Church experience #1 – Dec 31, 2010 / Jan 1, 2011

Can you really call this church?

OK, so my first church experience of 2011 for the churchsurfer blog wasn’t really a typical church service…it was a wedding/worship/New Year’s celebration.  There’s only one church that I’ve ever been to that would not classify an event of this nature as “out of the ordinary” and that happens to be the church that it took place at – Word of Life Fellowship in Mi-Wuk Village, California.  If you’re wondering why someone from Tennessee spent their New Year’s in a church in a tiny mountain town in the Sierra-Nevada’s, it was to see his sister get married (congratulations Simon & Julia).  Even though this event was a wedding and a New Year’s celebration rolled into one, it was still most definitely church.  The Word of Life congregation doesn’t really do anything without “churching things up” (I’ll get into that later), so for the purposes of the churchsurfer blog, I think this will be a relevant starting point.

New school meet old school

One of the more surprising realizations that I have had in my many traverses around the country is how similar places really are.  The communities of Sonora, Twain Harte, and Mi-Wuk Village, California, are eerily similar to the small towns of Abingdon and Damascus, Virginia where I grew up.  What I would (stereotypically)  imagine most churches in California to be – casual, laid back congregations of surfer dudes and chicks – is most definitely not the case at Word of Life.  It has more similarities with 1st Baptist Church of Damascus circa 1985…men always wearing suits and ties, cleanly shaved, well groomed, polite, and the women wearing skirts or dresses, modest and friendly.  The people of Word of Life seem reserved at first introduction, yet their worship is anything but.  I guess this is a great lesson in how outwardly appearance can cause you to completely misjudge things in so many facets of life.  Had I drawn an initial conclusion about Word of Life Fellowship based on appearance I would have been way off base.
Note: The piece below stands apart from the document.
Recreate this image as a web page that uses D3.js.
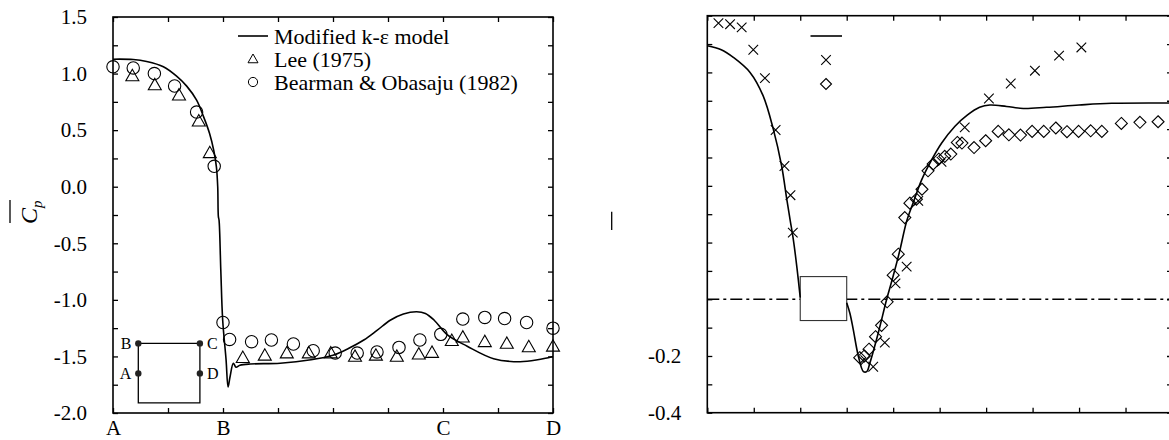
<!DOCTYPE html>
<html>
<head>
<meta charset="utf-8">
<script src="https://cdn.jsdelivr.net/npm/d3@7"></script>
<style>
  body { margin: 0; background: #fff; }
  svg { display: block; font-family: "Liberation Serif", "Times New Roman", serif; }
  .tick line { stroke: #000; stroke-width: 1.3; }
  .tick text { font-family: "Liberation Serif", "Times New Roman", serif; font-size: 21px; fill: #000; }
</style>
</head>
<body>
<div id="graph"></div>
<script>
// left panel: mean Cp around the cylinder surface A-B-C-D
var leftModelX = [0, 0.092, 0.153, 0.229, 0.289, 0.335, 0.38, 0.412, 0.439, 0.458, 0.47, 0.476, 0.479, 0.482, 0.49, 0.4986, 0.514, 0.523, 0.532, 0.547, 0.559, 0.577, 0.623, 0.76, 0.9, 1.0, 1.07, 1.14, 1.2, 1.26, 1.32, 1.38, 1.42, 1.46, 1.52, 1.61, 1.73, 1.85, 1.93, 2.0];
var leftModelY = [1.127, 1.124, 1.106, 1.06, 0.977, 0.889, 0.765, 0.617, 0.47, 0.32, 0.176, 0.0, -0.265, -0.295, -0.737, -1.18, -1.53, -1.77, -1.68, -1.56, -1.595, -1.578, -1.567, -1.56, -1.53, -1.49, -1.43, -1.355, -1.27, -1.18, -1.125, -1.105, -1.12, -1.18, -1.31, -1.41, -1.52, -1.547, -1.53, -1.50];

var leeX = [0.088, 0.19, 0.30, 0.39, 0.44, 0.59, 0.69, 0.79, 0.89, 0.99, 1.10, 1.195, 1.29, 1.39, 1.45, 1.54, 1.59, 1.69, 1.79, 1.89, 2.0];
var leeY = [0.98, 0.90, 0.81, 0.58, 0.30, -1.51, -1.49, -1.47, -1.47, -1.47, -1.50, -1.49, -1.50, -1.48, -1.465, -1.36, -1.33, -1.37, -1.385, -1.415, -1.41];

var bearmanX = [0, 0.092, 0.188, 0.28, 0.38, 0.46, 0.50, 0.53, 0.63, 0.72, 0.82, 0.91, 1.01, 1.11, 1.20, 1.30, 1.395, 1.49, 1.59, 1.69, 1.78, 1.88, 2.0];
var bearmanY = [1.06, 1.05, 1.00, 0.89, 0.66, 0.18, -1.20, -1.35, -1.37, -1.355, -1.39, -1.45, -1.47, -1.47, -1.46, -1.42, -1.355, -1.305, -1.17, -1.155, -1.165, -1.20, -1.25];

var leftYTicks = [-2.0, -1.75, -1.5, -1.25, -1.0, -0.75, -0.5, -0.25, 0, 0.25, 0.5, 0.75, 1.0, 1.25, 1.5];
var leftXTicks = [0, 0.25, 0.5, 0.75, 1.0, 1.25, 1.5, 1.75, 2.0];
var leftXLabels = ["A", "", "B", "", "", "", "C", "", "D"];

// cylinder sketch inside the left panel (left, right, top, middle, bottom)
var insetX = [0.115, 0.395];
var insetY = [-1.385, -1.65, -1.91];
var insetLabels = ["B", "C", "A", "D"];

var legendNames = ["Modified k-\u03b5 model", "Lee (1975)", "Bearman & Obasaju (1982)"];

// right panel
var rightModelAX = [0, 0.3, 0.56, 0.92, 1.2, 1.42, 1.6, 1.71, 1.78, 1.85, 1.93, 2.0];
var rightModelAY = [0.894, 0.88, 0.853, 0.80, 0.718, 0.60, 0.47, 0.353, 0.282, 0.212, 0.11, 0.006];
var rightModelBX = [3.0, 3.07, 3.14, 3.25, 3.36, 3.43, 3.5, 3.68, 3.86, 4.0, 4.14, 4.29, 4.43, 4.61, 4.79, 5.04, 5.33, 5.6, 5.86, 6.08, 6.44, 6.8, 7.3, 8.0, 8.7, 10];
var rightModelBY = [-0.012, -0.05, -0.106, -0.20, -0.255, -0.255, -0.224, -0.118, 0.0, 0.082, 0.17, 0.275, 0.34, 0.42, 0.48, 0.55, 0.61, 0.65, 0.677, 0.685, 0.68, 0.673, 0.677, 0.685, 0.691, 0.692];

var crossX = [0.24, 0.49, 0.74, 0.99, 1.24, 1.47, 1.66, 1.79, 1.84, 3.4, 3.57, 3.82, 4.05, 4.29, 4.54, 5.04, 5.54, 6.06, 6.53, 7.05, 7.57, 8.05];
var crossY = [0.974, 0.97, 0.959, 0.88, 0.78, 0.597, 0.47, 0.367, 0.235, -0.215, -0.238, -0.153, 0.056, 0.115, 0.347, 0.485, 0.606, 0.708, 0.761, 0.806, 0.859, 0.888];

var diamondX = [3.28, 3.38, 3.48, 3.62, 3.75, 3.87, 4.0, 4.11, 4.25, 4.36, 4.50, 4.62, 4.75, 4.86, 4.98, 5.11, 5.24, 5.38, 5.48, 5.74, 5.99, 6.26, 6.49, 6.74, 6.99, 7.24, 7.50, 7.74, 7.99, 8.25, 8.49, 8.91, 9.31, 9.70];
var diamondY = [-0.206, -0.20, -0.176, -0.132, -0.092, -0.009, 0.085, 0.159, 0.288, 0.339, 0.353, 0.388, 0.453, 0.477, 0.494, 0.504, 0.512, 0.553, 0.551, 0.535, 0.559, 0.592, 0.580, 0.579, 0.592, 0.592, 0.604, 0.591, 0.592, 0.594, 0.592, 0.620, 0.624, 0.626];

var rightYTicks = [-0.4, -0.3, -0.2, -0.1, 0, 0.1, 0.2, 0.3, 0.4, 0.5, 0.6, 0.7, 0.8, 0.9, 1.0];
var rightYLabels = ["-0.4", "", "-0.2", "", "", "", "", "", "", "", "", "", "", "", ""];
var rightXTicks = [0, 1, 2, 3, 4, 5, 6, 7, 8, 9, 10];

// body sketch in the right panel: [x0, x1], [y0, y1]
var boxX = [2, 3];
var boxY = [-0.075, 0.08];

var width = 1169;
var height = 440;

var svg = d3.select("#graph").
append("svg").
attr("width", width).
attr("height", height);

var zip = function (xs, ys) {return xs.map(function (x, i) {return [x, ys[i]];});};

var triangle = function (g, s) {return g.append("path").attr("d", "M0," + (-s) + "L" + (-s) + "," + (s * 0.75) + "L" + s + "," + (s * 0.75) + "Z");};
var diamond = function (g, s) {return g.append("path").attr("d", "M0," + (-s) + "L" + s + ",0L0," + s + "L" + (-s) + ",0Z");};
var cross = function (g, s) {return g.append("path").attr("d", "M" + (-s) + "," + (-s) + "L" + s + "," + s + "M" + (-s) + "," + s + "L" + s + "," + (-s));};

function frame(x, y, xTicks, yTicks, xLabels, yLabels) {
    var x0 = x.range()[0], x1 = x.range()[1], y0 = y.range()[0], y1 = y.range()[1];
    var byIndex = function (labels, ticks) {return function (d) {return labels ? labels[ticks.indexOf(d)] : "";};};

    svg.append("g").
    attr("transform", "translate(0," + y0 + ")").
    call(d3.axisBottom(x).tickValues(xTicks).tickSize(-5).tickPadding(7).tickFormat(byIndex(xLabels, xTicks))).
    call(function (g) {g.select(".domain").remove();});

    svg.append("g").
    attr("transform", "translate(0," + y1 + ")").
    call(d3.axisTop(x).tickValues(xTicks).tickSize(-5).tickFormat("")).
    call(function (g) {g.select(".domain").remove();});

    svg.append("g").
    attr("transform", "translate(" + x0 + ",0)").
    call(d3.axisLeft(y).tickValues(yTicks).tickSize(-5).tickPadding(26).tickFormat(byIndex(yLabels, yTicks))).
    call(function (g) {g.select(".domain").remove();});

    svg.append("g").
    attr("transform", "translate(" + x1 + ",0)").
    call(d3.axisRight(y).tickValues(yTicks).tickSize(-5).tickFormat("")).
    call(function (g) {g.select(".domain").remove();});

    svg.append("rect").
    attr("x", x0).
    attr("y", y1).
    attr("width", x1 - x0).
    attr("height", y0 - y1).
    attr("fill", "none").
    attr("stroke", "#000").
    attr("stroke-width", 1.6);
}

// ---------- left panel ----------
var xL = d3.scaleLinear().domain([0, 2]).range([113, 553]);
var yL = d3.scaleLinear().domain([-2, 1.5]).range([413, 17]);

var leftYLabels = leftYTicks.map(function (d) {return Math.abs(d * 2 - Math.round(d * 2)) < 1e-6 ? d.toFixed(1) : "";});
frame(xL, yL, leftXTicks, leftYTicks, leftXLabels, leftYLabels);

svg.append("path").
datum(zip(leftModelX, leftModelY).map(function (p) {return [xL(p[0]), yL(p[1])];})).
attr("d", d3.line().curve(d3.curveCatmullRom.alpha(0.5))).
attr("fill", "none").
attr("stroke", "#000").
attr("stroke-width", 1.6);

svg.append("g").
selectAll("g").
data(zip(leeX, leeY)).
enter().
append("g").
attr("transform", function (d) {return "translate(" + xL(d[0]) + "," + yL(d[1]) + ")";}).
each(function () {triangle(d3.select(this), 6.5);}).
selectAll("path").
attr("fill", "none").
attr("stroke", "#000").
attr("stroke-width", 1.1);

svg.append("g").
selectAll("circle").
data(zip(bearmanX, bearmanY)).
enter().
append("circle").
attr("cx", function (d) {return xL(d[0]);}).
attr("cy", function (d) {return yL(d[1]);}).
attr("r", 6.2).
attr("fill", "none").
attr("stroke", "#000").
attr("stroke-width", 1.1);

// cylinder sketch
var inset = svg.append("g");
inset.append("path").
attr("d", "M" + xL(insetX[0]) + "," + yL(insetY[0]) + "L" + xL(insetX[1]) + "," + yL(insetY[0]) +
"L" + xL(insetX[1]) + "," + yL(insetY[2]) + "L" + xL(insetX[0]) + "," + yL(insetY[2]) + "Z").
attr("fill", "none").
attr("stroke", "#000").
attr("stroke-width", 1.3);

var insetPts = [[insetX[0], insetY[0], -1], [insetX[1], insetY[0], 1], [insetX[0], insetY[1], -1], [insetX[1], insetY[1], 1]];
inset.selectAll("circle").
data(insetPts).
enter().
append("circle").
attr("cx", function (d) {return xL(d[0]);}).
attr("cy", function (d) {return yL(d[1]);}).
attr("r", 3.2).
attr("fill", "#222");

inset.selectAll("text").
data(insetPts).
enter().
append("text").
attr("x", function (d) {return xL(d[0]) + d[2] * 7;}).
attr("y", function (d) {return yL(d[1]) + 5.5;}).
attr("text-anchor", function (d) {return d[2] < 0 ? "end" : "start";}).
attr("font-size", 16).
text(function (d, i) {return insetLabels[i];});

// legend
var legL = svg.append("g").attr("transform", "translate(253,0)");
legL.append("line").attr("x1", -15).attr("x2", 15).attr("y1", 36).attr("y2", 36).attr("stroke", "#000").attr("stroke-width", 1.6);
triangle(legL.append("g").attr("transform", "translate(0,59)"), 5).attr("fill", "none").attr("stroke", "#000");
legL.append("circle").attr("cx", 0).attr("cy", 82).attr("r", 4.6).attr("fill", "none").attr("stroke", "#000");
legL.selectAll("text").
data(legendNames).
enter().
append("text").
attr("x", 21).
attr("y", function (d, i) {return 44 + i * 23;}).
attr("font-size", 22).
text(function (d) {return d;});

// y title: C with overbar, subscript p
var yTitle = svg.append("g").attr("transform", "translate(37,224) rotate(-90)");
yTitle.append("text").
attr("font-size", 24).
attr("font-style", "italic").
text("C").
append("tspan").
attr("font-size", 15).
attr("dy", 5).
text("p");
yTitle.append("line").attr("x1", 1).attr("x2", 24).attr("y1", -27).attr("y2", -27).attr("stroke", "#000").attr("stroke-width", 1.3);

// ---------- right panel ----------
var xR = d3.scaleLinear().domain([0, 10]).range([707.3, 1172]);
var yR = d3.scaleLinear().domain([-0.4, 1.0]).range([412.7, 15.7]);

frame(xR, yR, rightXTicks, rightYTicks, null, rightYLabels);

svg.append("line").
attr("x1", xR(0)).
attr("x2", xR(10)).
attr("y1", yR(0)).
attr("y2", yR(0)).
attr("stroke", "#000").
attr("stroke-width", 1.4).
attr("stroke-dasharray", "12,4,3,4");

svg.append("rect").
attr("x", xR(boxX[0])).
attr("y", yR(boxY[1])).
attr("width", xR(boxX[1]) - xR(boxX[0])).
attr("height", yR(boxY[0]) - yR(boxY[1])).
attr("fill", "#fff").
attr("stroke", "#333").
attr("stroke-width", 1.1);

[[rightModelAX, rightModelAY], [rightModelBX, rightModelBY]].forEach(function (s) {
    svg.append("path").
    datum(zip(s[0], s[1]).map(function (p) {return [xR(p[0]), yR(p[1])];})).
    attr("d", d3.line().curve(d3.curveCatmullRom.alpha(0.5))).
    attr("fill", "none").
    attr("stroke", "#000").
    attr("stroke-width", 1.6);
});

svg.append("g").
selectAll("g").
data(zip(crossX, crossY)).
enter().
append("g").
attr("transform", function (d) {return "translate(" + xR(d[0]) + "," + yR(d[1]) + ")";}).
each(function () {cross(d3.select(this), 4.8).attr("fill", "none").attr("stroke", "#000").attr("stroke-width", 1.1);});

svg.append("g").
selectAll("g").
data(zip(diamondX, diamondY)).
enter().
append("g").
attr("transform", function (d) {return "translate(" + xR(d[0]) + "," + yR(d[1]) + ")";}).
each(function () {diamond(d3.select(this), 6).attr("fill", "none").attr("stroke", "#000").attr("stroke-width", 1.1);});

var legR = svg.append("g").attr("transform", "translate(826,0)");
legR.append("line").attr("x1", -15.5).attr("x2", 16).attr("y1", 36).attr("y2", 36).attr("stroke", "#000").attr("stroke-width", 1.6);
cross(legR.append("g").attr("transform", "translate(0,60)"), 4.8).attr("stroke", "#000").attr("stroke-width", 1.1);
diamond(legR.append("g").attr("transform", "translate(0,84)"), 5.5).attr("fill", "none").attr("stroke", "#000").attr("stroke-width", 1.1);

// leftover bar of the right panel's ordinate title
svg.append("line").
attr("x1", 611.7).
attr("x2", 611.7).
attr("y1", 211.7).
attr("y2", 230).
attr("stroke", "#000").
attr("stroke-width", 1.3);
</script>
</body>
</html>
Worship wedding worship = wedding sandwich

So now to describe the “wedding sandwich” that took place on New Year’s Eve 2010.  The services were taking place in the fellowship hall as opposed to the church sanctuary (I’m assuming because this was as private event, not a church function, but not sure).  I escorted the mother of the bride (my mom also) in to our front row seat and from that point on I was simply a spectator as there were no groomsmen or bridesmaids or any further reasons/opportunities for me to participate.  One of the church worship leaders announced that it was the wedding couple’s wish that we begin the night with singing and worship, which seems like a good idea to me.  I wonder why Christian events don’t always include worship.  It seems like prayer is always included in events/gatherings, but unless it’s an actual church service there is rarely any worship.  Note to self – worship more.  I believe God deserves worship more than he requires prayer…hmmm that comment may get me in trouble.  Remind me to think things through before writing them down (and then refusing to delete them out of principal).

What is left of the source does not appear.